Gaussian process regression of temperature-dependent radial velocities

TL;DR

This study uses Gaussian process regression on solar radial velocity data across different spectral formation temperatures to understand activity signals and optimize modeling, revealing temperature-dependent characteristics and correlations with solar convection effects.

Contribution

It introduces a temperature-dependent GP regression approach to analyze solar RVs, highlighting subtle activity-related differences and optimal temperature ranges for minimal RV dispersion.

Findings

Minimal RV dispersion occurs at intermediate temperatures (4000-4750 K).

Hyperparameters show differences between high- and low-activity phases.

Strong correlation between hotter temperature RVs and convection inhibition.

Abstract

Gaussian processes (GPs) described by quasi-periodic covariance functions have in recent years become a widely used tool to model the impact of stellar activity on radial velocity (RV) measurements.

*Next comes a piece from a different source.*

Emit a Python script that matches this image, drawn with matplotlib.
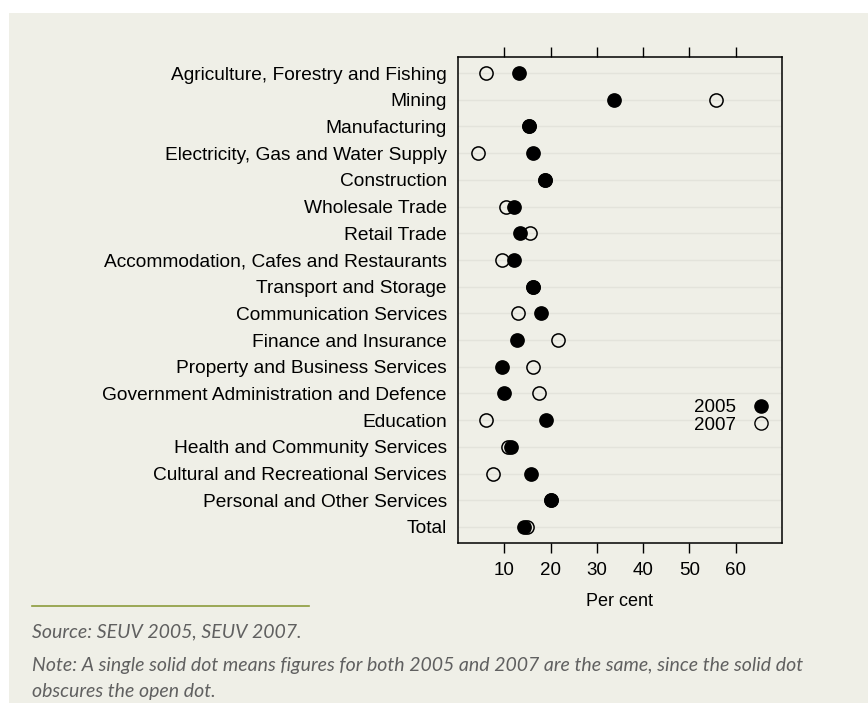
import matplotlib.pyplot as plt
from matplotlib.lines import Line2D
from matplotlib.patches import Rectangle

industries = [
    "Agriculture, Forestry and Fishing",
    "Mining",
    "Manufacturing",
    "Electricity, Gas and Water Supply",
    "Construction",
    "Wholesale Trade",
    "Retail Trade",
    "Accommodation, Cafes and Restaurants",
    "Transport and Storage",
    "Communication Services",
    "Finance and Insurance",
    "Property and Business Services",
    "Government Administration and Defence",
    "Education",
    "Health and Community Services",
    "Cultural and Recreational Services",
    "Personal and Other Services",
    "Total",
]
pct_2005 = [13.2, 33.8, 15.4, 16.2, 18.9, 12.1, 13.3, 12.0, 16.2, 17.9,
            12.8, 9.5, 10.0, 19.1, 11.4, 15.8, 20.2, 14.2]
pct_2007 = [6.0, 55.8, 15.4, 4.4, 18.9, 10.4, 15.6, 9.4, 16.2, 12.9,
            21.6, 16.1, 17.6, 6.0, 10.9, 7.6, 20.2, 14.9]
x_ticks = [10, 20, 30, 40, 50, 60]

bg = "#efefe7"
W, H = 868, 714

fig = plt.figure(figsize=(W / 100, H / 100), dpi=100, facecolor="white")
# beige panel behind everything
fig.patches.append(Rectangle((9 / W, 1 - 703 / H), 1 - 9 / W, (703 - 13) / H,
                             transform=fig.transFigure, facecolor=bg,
                             edgecolor="none", zorder=-10))

ax = fig.add_axes([458 / W, 1 - 543 / H, (782 - 458) / W, (543 - 57) / H])
ax.set_facecolor(bg)

y = list(range(len(industries)))
for yy in y:
    ax.axhline(yy, color="#e3e3db", lw=1, zorder=0)

ax.plot(pct_2007, y, "o", ms=9.5, mfc="none", mec="black", mew=1.1, zorder=2)
ax.plot(pct_2005, y, "o", ms=9.5, mfc="black", mec="black", mew=1.1, zorder=3)

ax.set_xlim(0, 70)
ax.set_ylim(len(industries) - 0.4, -0.6)
ax.set_yticks(y)
ax.set_yticklabels(industries, fontsize=13.8, family="Liberation Sans")
ax.set_xticks(x_ticks)
ax.set_xticklabels([str(t) for t in x_ticks], fontsize=13.5, family="Liberation Sans")
ax.tick_params(axis="y", length=0, pad=8)
ax.tick_params(axis="x", direction="out", length=7, width=1, top=True,
               labeltop=False, pad=7)
for s in ax.spines.values():
    s.set_linewidth(1.1)
ax.set_xlabel("Per cent", fontsize=13, family="Liberation Sans", labelpad=10)

handles = [
    Line2D([], [], ls="none", marker="o", ms=9.5, mfc="black", mec="black"),
    Line2D([], [], ls="none", marker="o", ms=9.5, mfc="none", mec="black"),
]
ax.legend(handles, ["2005", "2007"], loc="center right",
          bbox_to_anchor=(0.963, 0.2605), frameon=False, markerfirst=False,
          handlelength=1, handletextpad=0.8, labelspacing=0.02,
          borderpad=0, borderaxespad=0,
          prop={"family": "Liberation Sans", "size": 13.5})

# green rule and notes
fig.add_artist(Line2D([32 / W, 309 / W], [1 - 606 / H, 1 - 606 / H],
                      transform=fig.transFigure, color="#8c9c3c", lw=1.2))
note_kw = dict(fontsize=14, family="Lato", style="italic", color="#606060",
               va="center", ha="left")
fig.text(32 / W, 1 - 632 / H, "Source: SEUV 2005, SEUV 2007.", **note_kw)
fig.text(32 / W, 1 - 665 / H,
         "Note: A single solid dot means figures for both 2005 and 2007 are the same, since the solid dot",
         **note_kw)
fig.text(32 / W, 1 - 692 / H, "obscures the open dot.", **note_kw)

fig.savefig("out.png", dpi=100, facecolor="white")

We perform a GP regression analysis on solar RV time series measured from spectral segments formed at different temperatures within the photosphere in order to evaluate the relation between the best-fit GP kernel hyperparameters and the observed activity signal as a function of temperature. The posterior distributions of the hyperparameters show subtle differences between high- and low-activity phases and as a function of the spectral formation temperature range, which could have implications on the characteristics of the activity signal and its optimal modelling. For the temperature-dependent RVs, we find that at high and low activity alike, the minimal RV dispersion is obtained at intermediately cool temperature ranges (4000-4750 K), for both the observed and GP model-subtracted RVs. Finally, we compare and correlate our temperature-dependent RVs with RV components derived from disk-resolved Dopplergrams of the Sun, for which we find a consistently strong correlation between RVs related to hotter temperature ranges and the dominant RV component due to the inhibition of convection.